The K6 is the sixth iteration of Suzuki’s attempts at world dominance. Okay, I’ll simplify that. By 2001, Suzuki had grasped the threat to their stellar GSX-R750 posed by the increasingly faster litre-class superbikes. The Yamaha R1, the Kawasaki ZX-9R and the Honda Fireblade were out-gunning the 750 on all fronts, helped in no small measure by their displacement advantage. Suzuki’s response was a 160 bhp 998cc engine in an all-new chassis with the GSX-R1000 badge – code name K1. The motorcycle was built specifically with outrageous performance in mind. The fifties Manx on the other hand was born in Norton’s cramped Bracebridge factory using an overhead cam engine that was designed by Arthur Caroll in 1930. As for the name, it came from its exploits on the Isle.
Titanium nitride coated forks and fully-adjustable suspension starred on the K1. Suzuki used bleeding edge technology to make the Gixxer go faster. And so did Norton at the time. They showed off their trademark Roadholder forks and plunger suspension on the Manx. Hydraulic shocks back then was like having an Indian motorcycle with inverted shocks today.
Suzuki constantly worked with factory racers to make the GSXR lighter, faster and friendlier. Better ergonomics, bigger bores, lighter motors, fine-tuned aerodynamics... five years of racing experience later, the K1 evolved into the superfast, subliminal, sexy-looking K6. A motorcycle well-nigh unbeatable on road and track. Norton too had their development program spot on. The Manx had the famous Featherbed frame. Developed by the brothers Rex and Chromie McCandless who raced Nortons, it was a revolutionary cradle-like chassis that gave the bike unmatched handling. The McCandless brothers had no million dollar R&D facility, and yet their 57-year-old Featherbed design was so superior, (read this out loud) it is the world’s most copied motorcycle chassis format and is still used in motorcycles today.

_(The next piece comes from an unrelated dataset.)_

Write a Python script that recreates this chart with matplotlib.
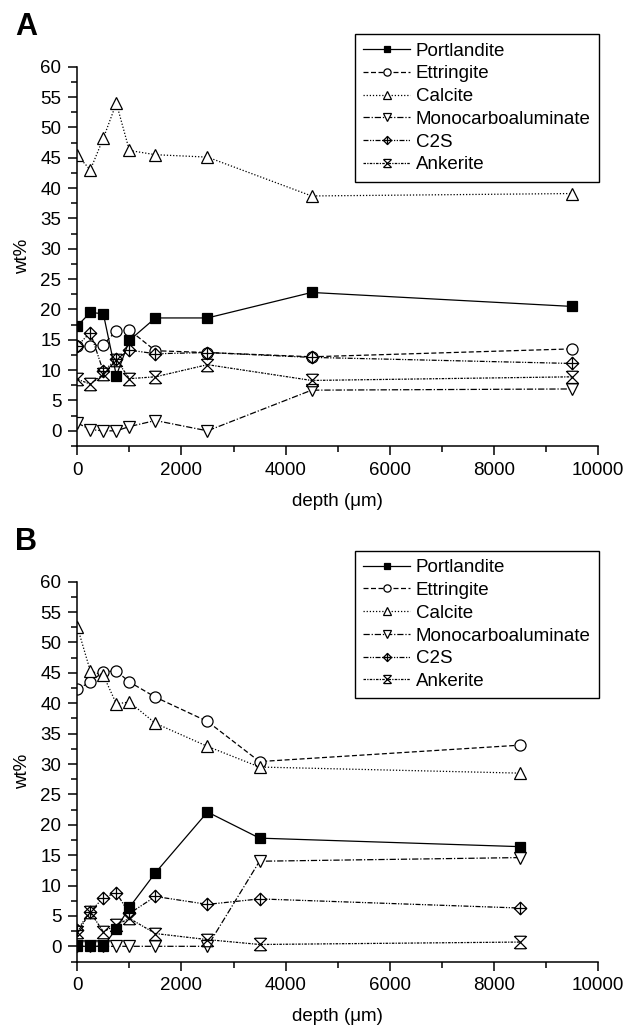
import matplotlib
matplotlib.use("Agg")
import matplotlib.pyplot as plt
from matplotlib.path import Path
import numpy as np

plt.rcParams['font.family'] = ['Liberation Sans', 'DejaVu Sans']

# ---------------- data ----------------
series_names = ["Portlandite", "Ettringite", "Calcite", "Monocarboaluminate", "C2S", "Ankerite"]

depth_a = [0, 250, 500, 750, 1000, 1500, 2500, 4500, 9500]
portlandite_a = [17.3, 19.5, 19.3, 9.1, 14.9, 18.6, 18.6, 22.8, 20.5]
ettringite_a = [14.0, 14.0, 14.2, 16.5, 16.6, 13.2, 12.9, 12.2, 13.5]
calcite_a = [45.4, 43.0, 48.2, 54.0, 46.2, 45.5, 45.1, 38.7, 39.1]
mono_a = [1.3, 0.2, 0.0, 0.0, 0.7, 1.7, 0.0, 6.7, 6.9]
c2s_a = [14.0, 16.2, 9.8, 11.8, 13.3, 12.7, 12.9, 12.1, 11.1]
ankerite_a = [8.5, 7.7, 9.3, 11.7, 8.6, 8.9, 10.9, 8.3, 8.9]

depth_b = [0, 250, 500, 750, 1000, 1500, 2500, 3500, 8500]
portlandite_b = [0.0, 0.0, 0.0, 2.9, 6.4, 12.1, 22.1, 17.8, 16.4]
ettringite_b = [42.3, 43.5, 45.2, 45.3, 43.5, 41.0, 37.0, 30.4, 33.1]
calcite_b = [52.6, 45.3, 44.6, 39.9, 40.2, 36.7, 32.9, 29.5, 28.5]
mono_b = [0.0, 0.0, 0.0, 0.0, 0.0, 0.0, 0.0, 14.0, 14.6]
c2s_b = [2.7, 5.7, 8.0, 8.8, 5.4, 8.2, 6.9, 7.8, 6.3]
ankerite_b = [2.3, 5.6, 2.4, 3.5, 4.6, 2.1, 1.1, 0.3, 0.7]

x_ticks = [0, 2000, 4000, 6000, 8000, 10000]
y_ticks = [0, 5, 10, 15, 20, 25, 30, 35, 40, 45, 50, 55, 60]

# ---------------- custom markers ----------------
diamond_plus = Path(
    [(0, 1), (1, 0), (0, -1), (-1, 0), (0, 1),
     (0, 1), (0, -1), (-1, 0), (1, 0)],
    [Path.MOVETO, Path.LINETO, Path.LINETO, Path.LINETO, Path.CLOSEPOLY,
     Path.MOVETO, Path.LINETO, Path.MOVETO, Path.LINETO])
x_hour = Path(
    [(-1, -1), (1, 1), (-1, 1), (1, -1), (-0.9, 1), (0.9, 1), (-0.9, -1), (0.9, -1)],
    [Path.MOVETO, Path.LINETO, Path.MOVETO, Path.LINETO,
     Path.MOVETO, Path.LINETO, Path.MOVETO, Path.LINETO])

styles = [
    dict(ls='-', marker='s', mfc='black', ms=7.5, z=4),
    dict(ls=(0, (4, 2)), marker='o', mfc='white', ms=8, z=2),
    dict(ls=(0, (1, 1.5)), marker='^', mfc='white', ms=8.5, z=2),
    dict(ls=(0, (5, 1.5, 1, 1.5)), marker='v', mfc='white', ms=8.5, z=2),
    dict(ls=(0, (4, 1.2, 1, 1.2, 1, 1.2)), marker=diamond_plus, mfc='white', ms=9, z=2.5),
    dict(ls=(0, (2, 1, 1, 1)), marker=x_hour, mfc='none', ms=9, z=3),
]

fig = plt.figure(figsize=(6.36, 10.27), dpi=100)

W, H = 636.0, 1027.0
ax_a = fig.add_axes([77.3 / W, 1 - 446 / H, (598 - 77.3) / W, (446 - 66.7) / H])
ax_b = fig.add_axes([77.3 / W, 1 - 961.5 / H, (598 - 77.3) / W, (961.5 - 581.7) / H])

panels = [
    (ax_a, depth_a, [portlandite_a, ettringite_a, calcite_a, mono_a, c2s_a, ankerite_a], 'A', 34, 12),
    (ax_b, depth_b, [portlandite_b, ettringite_b, calcite_b, mono_b, c2s_b, ankerite_b], 'B', 550.7, 527),
]

for ax, depth, vals, letter, legtop, lettop in panels:
    for name, v, st in zip(series_names, vals, styles):
        ax.plot(depth, v, color='black', linestyle=st['ls'], linewidth=0.9,
                marker=st['marker'], markersize=st['ms'], markerfacecolor=st['mfc'],
                markeredgecolor='black', markeredgewidth=0.9, label=name, zorder=st['z'])
    ax.set_xlim(0, 10000)
    ax.set_ylim(-2.5, 60)
    ax.set_xticks(x_ticks)
    ax.set_xticks(np.arange(1000, 10000, 2000), minor=True)
    ax.set_yticks(y_ticks)
    ax.set_yticks(np.arange(-2.5, 60, 5), minor=True)
    ax.spines['top'].set_visible(False)
    ax.spines['right'].set_visible(False)
    for s in ('left', 'bottom'):
        ax.spines[s].set_linewidth(1.1)
    ax.tick_params(which='major', direction='out', length=6.5, width=1.1, labelsize=13.5, pad=5)
    ax.tick_params(which='minor', direction='out', length=4, width=1.1)
    ax.set_ylabel('wt%', fontsize=13.5, labelpad=7)
    ax.set_xlabel('depth (\u03bcm)', fontsize=13.5, labelpad=10)
    leg = ax.legend(loc='upper left', bbox_to_anchor=(355 / W, 1 - legtop / H),
                    bbox_transform=fig.transFigure, borderaxespad=0, fontsize=13.5,
                    frameon=True, fancybox=False, edgecolor='black', framealpha=1,
                    handlelength=2.5, handletextpad=0.3, labelspacing=0.3,
                    borderpad=0.45, markerscale=0.65)
    leg.get_frame().set_linewidth(1.0)
    fig.text(15 / W, 1 - lettop / H, letter,
             fontsize=22, fontweight='bold', ha='left', va='top')

fig.savefig('out.png', dpi=100)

Enough about the past now, let’s focus on what we have right here. The Manx is India’s only example of the best British motorcycle ever made. It now belongs to Atul Harish Solanki, a vintage car and bike collector and dealer who also restores them. The Manx was pristinely parked in a garage for the 30-odd years before it came to Solanki. I know the words racing machine and garage can only appear in a sentence separated by ‘pit.’ But let me assure you the bike has been through its fair share of racing at Sholavaram and the Juhu Aerodrome strip in Mumbai. The dings on the tank, scraped bar ends, contorted footpegs and cracked mudguards aren’t there because the Manx was resting at the bottom of a pile of vintage bikes, they’re the battle scars of a racing veteran.
The gorgeous Gixxer turned up thanks to our friend Vivek Jaising’s (remember him from the Fireblade-R1 shoot last March?) penchant for stonking fast motorcycles. The K6 is brand new, (all right Shumi, it’s 1500 km old) but Vivek hardly ever lets her lie idle. He’s practically lived on the Gixxer through the run-in and now you should see him when he’s tucked into the screen or pulling a wheelie at 150 (all the usual disclaimers and warnings apply). The K6, in the traditional Gixxer blue and white, has beautifully streamlined body work; it’s almost like it spent the last winter in a wind tunnel. A vertical headlamp, flared nostrils, er, ram air ducts, a big tapering tank and a wicked looking tail piece with LED lamps is more or less what the Gixxer looks like. Oh, and it’s not even as long as the Manx. I’m serious. As serious as the bike is.